Salah satu tradisi yang dapat dijadikan upaya mencegah korupsi adalah tradisi katoba yang merupakan tradisi yang dimiliki oleh masyarakat etnis Muna.
Tradisi katoba berarti “proses pengislaman.” Tradisi katoba merupakan penanaman nilai-nilai moralitas budaya Muna yang selaras dengan ajaran islam. Proses pelaksanaan katoba dilakukan dengan memberikan nasehat-nasehat pembentuk karakter kepada anak-anak menjelang baligh.
Nasehat-nasehat ini disebut dengan wambano toba (nasehat toba) yang disampaikan oleh imam dan diiyakan oleh anak yang di- katoba. Terdapat empat nasehat utama dalam tradisi katoba yang salah satunya adalah hakunahasi (hak nahas/hak orang lain).
Dalam nasehat toba yang keempat itu, dikatakan bahwa ada hakunahasi (hak nahas) yang merupakan hak milik orang lain yang tidak boleh kita pikirkan. Hal ini berarti kita harus mengendalikan pikiran kita untuk tidak berusaha memiliki sesuatu yang bukan menjadi hak kita.
Nasehat toba menyampaikan bahwa barang milik orang lain mulai dari yang besar seperti emas, intan, uang dan yang kecil seperti sebatang jarum, sepotong sirih, dan sebuah pinang bahkan barang yang tidak berharga sekalipun, seperti jarum patah tidak boleh diambil tanpa izin atau kerelaan dari pemiliknya.

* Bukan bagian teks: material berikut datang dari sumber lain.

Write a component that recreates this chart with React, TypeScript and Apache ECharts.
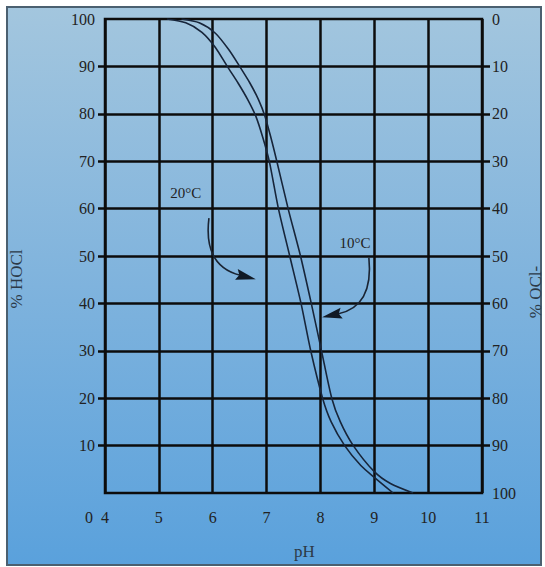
import React, { useEffect, useRef } from "react";
import * as echarts from "echarts";

// pH axis (x), % HOCl (left y), % OCl- (right y, inverted)
const phMin = 4;
const phMax = 11;
const hoclTickValues = [10, 20, 30, 40, 50, 60, 70, 80, 90];
const hoclLabelValues = [10, 20, 30, 40, 50, 60, 70, 80, 90, 100];
const oclLabelValues = [0, 10, 20, 30, 40, 50, 60, 70, 80, 90, 100];

// [pH, % HOCl]
const curve20C: [number, number][] = [
  [5.15, 100], [5.5, 99.2], [5.8, 97.2], [6.05, 94], [6.27, 90], [6.47, 86.5],
  [6.65, 83], [6.8, 79.5], [6.93, 75], [7.05, 70], [7.22, 60], [7.43, 50],
  [7.64, 40], [7.82, 30], [8.04, 20], [8.2, 15], [8.45, 10], [8.75, 5.8],
  [9.0, 3.3], [9.35, 0],
];
const curve10C: [number, number][] = [
  [5.42, 100], [5.75, 99.2], [6.05, 97], [6.3, 93.5], [6.5, 90], [6.69, 86.5],
  [6.85, 83], [6.97, 79.5], [7.08, 75], [7.19, 70], [7.4, 60], [7.63, 50],
  [7.83, 40], [8.02, 30], [8.21, 20], [8.37, 15], [8.61, 10], [9.0, 4.5],
  [9.3, 2], [9.72, 0],
];

// annotations in data coordinates [pH, %HOCl]
const label20: [number, number] = [5.5, 63.3];
const arrow20 = { start: [5.93, 58.0], ctrl: [5.82, 47.9], tip: [6.8, 45.1] };
const label10: [number, number] = [8.64, 52.7];
const arrow10 = { start: [8.9, 49.6], ctrl: [8.99, 39.3], tip: [8.03, 37.1] };

const FONT = "'Liberation Serif', 'DejaVu Serif', serif";
const GRID_COLOR = "#0c0c0c";
const CURVE_COLOR = "#17253a";

export default function App() {
  const ref = useRef<HTMLDivElement>(null);
  useEffect(() => {
    if (!ref.current) return;
    const chart = echarts.init(ref.current, null, { renderer: "svg" });
    const gridLine = { color: GRID_COLOR, width: 2.5 };
    chart.setOption({
      animation: false,
      grid: {
        left: 105, right: 63, top: 19, bottom: 74,
        show: true, borderColor: GRID_COLOR, borderWidth: 2.5,
        backgroundColor: "transparent",
        containLabel: false,
        outerBoundsMode: "none",
      },
      xAxis: {
        type: "value", min: phMin, max: phMax, interval: 1,
        name: "pH", nameLocation: "middle", nameGap: 50,
        nameTextStyle: { fontFamily: FONT, fontSize: 17, color: "#2c3a48", padding: [0, 0, 0, 22] },
        axisLine: { show: false }, axisTick: { show: false },
        splitLine: { show: true, lineStyle: gridLine },
        axisLabel: { margin: 16, fontFamily: FONT, fontSize: 16, color: "#222" },
      },
      yAxis: [
        {
          type: "value", min: 0, max: 100, interval: 10, position: "left",
          name: "% HOCl", nameLocation: "middle", nameGap: 80, nameRotate: 90,
          nameTextStyle: { fontFamily: FONT, fontSize: 17, color: "#2c3a48", padding: [0, 46, 0, 0] },
          axisLine: { show: false },
          axisTick: { show: true, length: 7, lineStyle: gridLine, customValues: hoclTickValues },
          axisLabel: { margin: 10, fontFamily: FONT, fontSize: 16, color: "#222", customValues: hoclLabelValues },
          splitLine: { show: true, lineStyle: gridLine },
        },
        {
          type: "value", min: 0, max: 100, interval: 10, position: "right", inverse: true,
          name: "% OCl-", nameLocation: "middle", nameGap: 38, nameRotate: 90,
          nameTextStyle: { fontFamily: FONT, fontSize: 17, color: "#2c3a48", padding: [0, 72, 0, 0] },
          axisLine: { show: false },
          axisTick: { show: true, length: 8, lineStyle: gridLine, customValues: hoclTickValues },
          axisLabel: { margin: 10, fontFamily: FONT, fontSize: 16, color: "#222", customValues: oclLabelValues },
          splitLine: { show: false },
        },
      ],
      series: [
        {
          name: "20°C", type: "line", yAxisIndex: 0, data: curve20C, smooth: 0.25,
          symbol: "none", lineStyle: { color: CURVE_COLOR, width: 1.6 }, z: 5,
        },
        {
          name: "10°C", type: "line", yAxisIndex: 0, data: curve10C, smooth: 0.25,
          symbol: "none", lineStyle: { color: CURVE_COLOR, width: 1.6 }, z: 5,
        },
      ],
    });

    const px = (p: number[]) => chart.convertToPixel({ gridIndex: 0 }, p) as number[];
    const arrow = (a: { start: number[]; ctrl: number[]; tip: number[] }) => {
      const s = px(a.start), c = px(a.ctrl), t = px(a.tip);
      let dx = t[0] - c[0], dy = t[1] - c[1];
      const len = Math.hypot(dx, dy);
      dx /= len; dy /= len;
      const L = 20, W = 5.5;
      const bx = t[0] - dx * L, by = t[1] - dy * L;
      const pxp = -dy, pyp = dx;
      return [
        {
          type: "bezierCurve", silent: true, z: 20,
          shape: { x1: s[0], y1: s[1], cpx1: c[0], cpy1: c[1], x2: bx + dx * 4, y2: by + dy * 4 },
          style: { stroke: "#1a2433", lineWidth: 1.6, fill: "none" },
        },
        {
          type: "polygon", silent: true, z: 20,
          shape: { points: [[t[0], t[1]], [bx + pxp * W, by + pyp * W], [bx + dx * 3, by + dy * 3], [bx - pxp * W, by - pyp * W]] },
          style: { fill: "#111a26" },
        },
      ];
    };
    const l20 = px(label20);
    const l10 = px(label10);
    const origin = px([phMin, 0]);

    chart.setOption({
      graphic: [
        {
          type: "rect", silent: true, z: -10,
          shape: { x: 7, y: 7, width: 534, height: 558 },
          style: {
            fill: new echarts.graphic.LinearGradient(0, 0, 0, 1, [
              { offset: 0, color: "#a3c6de" },
              { offset: 0.5, color: "#7fb3dd" },
              { offset: 1, color: "#5aa1dc" },
            ]),
            stroke: "#4b6070", lineWidth: 2,
          },
        },
        {
          type: "text", silent: true, z: 20, x: l20[0], y: l20[1],
          style: { text: "20°C", fontFamily: FONT, fontSize: 15, fill: "#222", align: "center", verticalAlign: "middle" },
        },
        {
          type: "text", silent: true, z: 20, x: l10[0], y: l10[1],
          style: { text: "10°C", fontFamily: FONT, fontSize: 15, fill: "#222", align: "center", verticalAlign: "middle" },
        },
        {
          type: "text", silent: true, z: 20, x: origin[0] - 16, y: origin[1] + 24,
          style: { text: "0", fontFamily: FONT, fontSize: 16, fill: "#222", align: "center", verticalAlign: "middle" },
        },
        ...arrow(arrow20),
        ...arrow(arrow10),
      ],
    });

    return () => chart.dispose();
  }, []);

  return (
    <div style={{ position: "absolute", left: 0, top: 0, width: 545, height: 567, background: "#fff" }}>
      <div ref={ref} style={{ width: 545, height: 567 }} />
    </div>
  );
}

Penyampaian nasehat toba merupakan upaya untuk menanamkan nilai-nilai kejujuran dan amanah sejak dini sehingga diharapkan anak-anak akan tetap mengingat dan mengamalkan nilai-nilai ini di kemudian hari.

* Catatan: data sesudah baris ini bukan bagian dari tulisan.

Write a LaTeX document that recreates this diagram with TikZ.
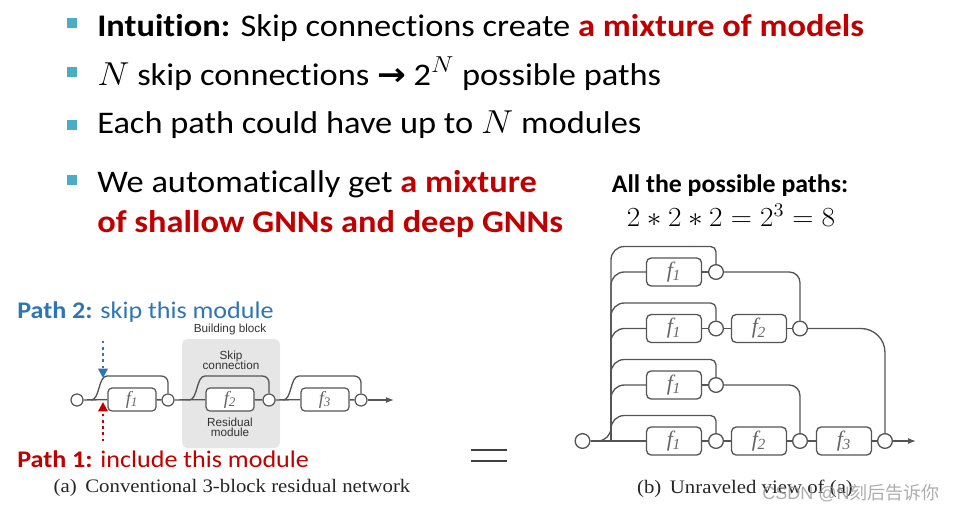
\documentclass[tikz,border=0pt]{standalone}
\usepackage{fontspec}
\setmainfont[Ligatures={NoCommon,NoRequired,NoContextual},Contextuals=NoAlternate]{Carlito}
\newfontfamily\tms{Liberation Serif}
\newfontfamily\hel{Liberation Sans}
\newfontfamily\djv{DejaVu Sans}
\newfontfamily\cjk{Noto Sans CJK SC}
\usetikzlibrary{arrows.meta}
\definecolor{ppred}{HTML}{C00000}
\definecolor{ppblue}{HTML}{2E75B6}
\definecolor{bul}{HTML}{4BACC6}
\definecolor{lnc}{HTML}{555555}
\definecolor{flab}{HTML}{666666}
\definecolor{blockgray}{HTML}{E6E6E6}
\newcommand\fsub[1]{{\tms\itshape f\kern-0.2pt\textsubscript{#1}}}
\newcommand\pxfont[1]{\fontsize{#1}{#1}\selectfont}
\newcommand\hs[2]{\scalebox{#1}[1]{#2}}
\begin{document}
\begin{tikzpicture}[x=0.75pt,y=-0.75pt,
  lnk/.style={draw=lnc, line width=1pt},
  fboxa/.style={draw=lnc, line width=0.9pt, fill=white, rounded corners=3pt, minimum width=36pt, minimum height=17.25pt, inner sep=0pt, text=flab, font=\pxfont{14pt}},
  fboxb/.style={draw=lnc, line width=1pt, fill=white, rounded corners=3.5pt, minimum width=41.25pt, minimum height=21pt, inner sep=0pt, text=flab, font=\pxfont{16.5pt}},
  cnodea/.style={circle, draw=lnc, line width=0.9pt, fill=white, minimum size=9pt, inner sep=0pt},
  cnodeb/.style={circle, draw=lnc, line width=1pt, fill=white, minimum size=11pt, inner sep=0pt},
  bullettxt/.style={anchor=base west, inner sep=0pt, font=\pxfont{23.6pt}},
  smalllab/.style={font=\hel\pxfont{8.8pt}, text=black!80, align=center, inner sep=0pt},
  tip/.style={-{Latex[length=6pt,width=4.5pt]}},
]
\useasboundingbox (0,0) rectangle (958,512);

% ---------- bullets ----------
\fill[bul] (67,18) rectangle (77,28);
\fill[bul] (67,67) rectangle (77,77);
\fill[bul] (67,120) rectangle (77,130);
\fill[bul] (67,175) rectangle (77,185);
\node[bullettxt] (t1) at (97,36.5) {\hs{1.093}{\textbf{Intuition:} Skip connections create \textcolor{ppred}{\textbf{a mixture of models}}}};
\node[bullettxt] (t2) at (97,85) {\hs{1.093}{$N$ skip connections {\djv\bfseries →} 2\textsuperscript{$N$} possible paths}};
\node[bullettxt] (t3) at (97,133) {\hs{1.093}{Each path could have up to $N$ modules}};
\node[bullettxt] (t4) at (97,192) {\hs{1.093}{We automatically get \textcolor{ppred}{\textbf{a mixture}}}};
\node[bullettxt] (t5) at (97,232) {\hs{1.093}{\textcolor{ppred}{\textbf{of shallow GNNs and deep GNNs}}}};

\node[font=\bfseries\pxfont{19pt}, inner sep=0pt] (allp) at (730,186) {\hs{1.02}{All the possible paths:}};
\node[font=\pxfont{21pt}, inner sep=0pt] (eq) at (731,215) {\hs{1.06}{$2*2*2=2^3=8$}};

% ---------- left diagram (a) ----------
\fill[blockgray, rounded corners=4pt] (182,339) rectangle (280,448);
\node[smalllab] (bb) at (230,329) {Building block};
\node[smalllab] (skc) at (231,360) {Skip\\[-1.5pt]connection};
\node[smalllab] (resm) at (230,427) {Residual\\[-1.5pt]module};

\node[cnodea] (a0) at (77,400) {};
\node[fboxa] (af1) at (132,399.5) {\fsub{1}};
\node[cnodea] (a1) at (168,400) {};
\node[fboxa] (af2) at (230,399.5) {\fsub{2}};
\node[cnodea] (a2) at (269,400) {};
\node[fboxa] (af3) at (325,399.5) {\fsub{3}};
\node[cnodea] (a3) at (361,400) {};
\coordinate (aend) at (394,400);

\draw[lnk] (a0) -- (af1) -- (a1) -- (af2) -- (a2) -- (af3) -- (a3);
\draw[lnk, tip] (a3) -- (aend);

\coordinate (s1) at (91,400);
\coordinate (s2) at (189,400);
\coordinate (s3) at (283,400);
\draw[lnk] (s1) .. controls +(9,0) and +(-9,0) .. (107,376) [rounded corners=5pt] -- (168,376) -- (a1.north);
\draw[lnk] (s2) .. controls +(9,0) and +(-9,0) .. (205,376) [rounded corners=5pt] -- (269,376) -- (a2.north);
\draw[lnk] (s3) .. controls +(9,0) and +(-9,0) .. (299,376) [rounded corners=5pt] -- (361,376) -- (a3.north);

% path arrows
\coordinate (bls) at (103,341);
\coordinate (ble) at (103,378);
\coordinate (rds) at (103,441);
\coordinate (rde) at (103,402);
\draw[ppblue, line width=1.8pt, dash pattern=on 1.8pt off 2.8pt, -{Triangle[length=7pt,width=7pt]}] (bls) -- (ble);
\draw[ppred, line width=1.8pt, dash pattern=on 1.8pt off 2.8pt, -{Triangle[length=7pt,width=7pt]}] (rds) -- (rde);

\node[anchor=base west, inner sep=0pt, font=\pxfont{17.9pt}, text=ppblue] (p2) at (17,318) {\hs{1.093}{\textbf{Path 2:} skip this module}};
\node[anchor=base west, inner sep=0pt, font=\pxfont{17.9pt}, text=ppred] (p1) at (17,467) {\hs{1.093}{\textbf{Path 1:} include this module}};
\node[font=\tms\pxfont{14.3pt}, text=black!85, inner sep=0pt] (capa) at (232,488) {\hs{1.09}{(a)\, Conventional 3-block residual network}};

% equal sign
\draw[draw=black!75, line width=2pt] (471,450) -- (507,450);
\draw[draw=black!75, line width=2pt] (471,461) -- (507,461);

% ---------- right diagram (b) ----------
\node[cnodeb] (cin) at (582.5,441) {};
\node[fboxb] (b1f1) at (674,272) {\fsub{1}};
\node[cnodeb] (b1a) at (716,272) {};
\node[fboxb] (b2f1) at (674,328.5) {\fsub{1}};
\node[cnodeb] (b2a) at (716,328.5) {};
\node[fboxb] (b2f2) at (759,328.5) {\fsub{2}};
\node[cnodeb] (b2b) at (800,328.5) {};
\node[fboxb] (b3f1) at (674,385) {\fsub{1}};
\node[cnodeb] (b3a) at (716,385) {};
\node[fboxb] (b4f1) at (674,441) {\fsub{1}};
\node[cnodeb] (b4a) at (716,441) {};
\node[fboxb] (b4f2) at (759,441) {\fsub{2}};
\node[cnodeb] (b4b) at (800,441) {};
\node[fboxb] (b4f3) at (844,441) {\fsub{3}};
\node[cnodeb] (b4c) at (885,441) {};
\coordinate (bend) at (916,441);
\coordinate (tb) at (611,441);
\coordinate (k1) at (690,246.5);
\coordinate (k2) at (690,303);
\coordinate (k3) at (690,359.5);
\coordinate (k4) at (690,415.5);

% trunk and skip lines
\draw[lnk, rounded corners=10pt] (cin.east) -| (611,246.5) -- (k1);
\draw[lnk, rounded corners=10pt] (tb) |- (k2);
\draw[lnk, rounded corners=10pt] (tb) |- (k3);
\draw[lnk, rounded corners=10pt] (tb) |- (k4);
\draw[lnk, rounded corners=4pt] (k1) -| (b1a.north);
\draw[lnk, rounded corners=4pt] (k2) -| (b2a.north);
\draw[lnk, rounded corners=4pt] (k3) -| (b3a.north);
\draw[lnk, rounded corners=4pt] (k4) -| (b4a.north);
\draw[lnk, rounded corners=10pt] (tb) |- (b1f1.west);
\draw[lnk, rounded corners=10pt] (tb) |- (b2f1.west);
\draw[lnk, rounded corners=10pt] (tb) |- (b3f1.west);

\draw[lnk] (b1f1) -- (b1a);
\draw[lnk] (b2f1) -- (b2a) -- (b2f2) -- (b2b);
\draw[lnk] (b3f1) -- (b3a);
\draw[lnk] (cin) -- (b4f1) -- (b4a) -- (b4f2) -- (b4b) -- (b4f3) -- (b4c);
\draw[lnk, tip] (b4c) -- (bend);

\draw[lnk, rounded corners=8pt] (b1a.east) -| (b2b.north);
\draw[lnk, rounded corners=18pt] (b2b.east) -| (b4c.north);
\draw[lnk, rounded corners=8pt] (b3a.east) -| (b4b.north);

\node[font=\tms\pxfont{14.3pt}, text=black!85, inner sep=0pt] (capb) at (745,489) {\hs{1.09}{(b)\, Unraveled view of (a)}};
\node[font=\pxfont{13.5pt}, text=black!40, inner sep=0pt, opacity=0.8] (wm) at (851,493) {{\hel CSDN @N}{\cjk 刻后告诉你}};
\end{tikzpicture}
\end{document}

Menurut kepercayaan masyarakat etnis Muna yang tergambar dalam nasehat toba, terdapat konsekuensi ketika memaksakan diri untuk mengambil hakunahasi. Mengambil hakunaasi akan membawa malapetaka.
Memakan hakunahasi sama dengan memakan bara api sehingga menyebabkan berbagai macam penyakit dalam tubuh. Mengambil hakunahasi akan diganjar neraka di akhirat kelak.
Bahasa yang digunakan dalam nasehat toba pada merupakan pesan dalam bentuk larangan atau antisipasi untuk mengklaim barang yang menjadi hak orang lain yang dalam istilah lain disebut dengan korupsi. Penyampaian nasehat toba kepada anak merupakan penanaman nilai-nilai kejujuran dan amanah sejak dini.
Pesan dalam nasehat toba merupakan penanaman karakter anti korupsi yang berbasis kearifan lokal suku bangsa Muna, sehingga di kemudian hari generasi muda Indonesia khususnya generasi Muna dapat memiliki integritas dan terhindar dari perbuatan korupsi.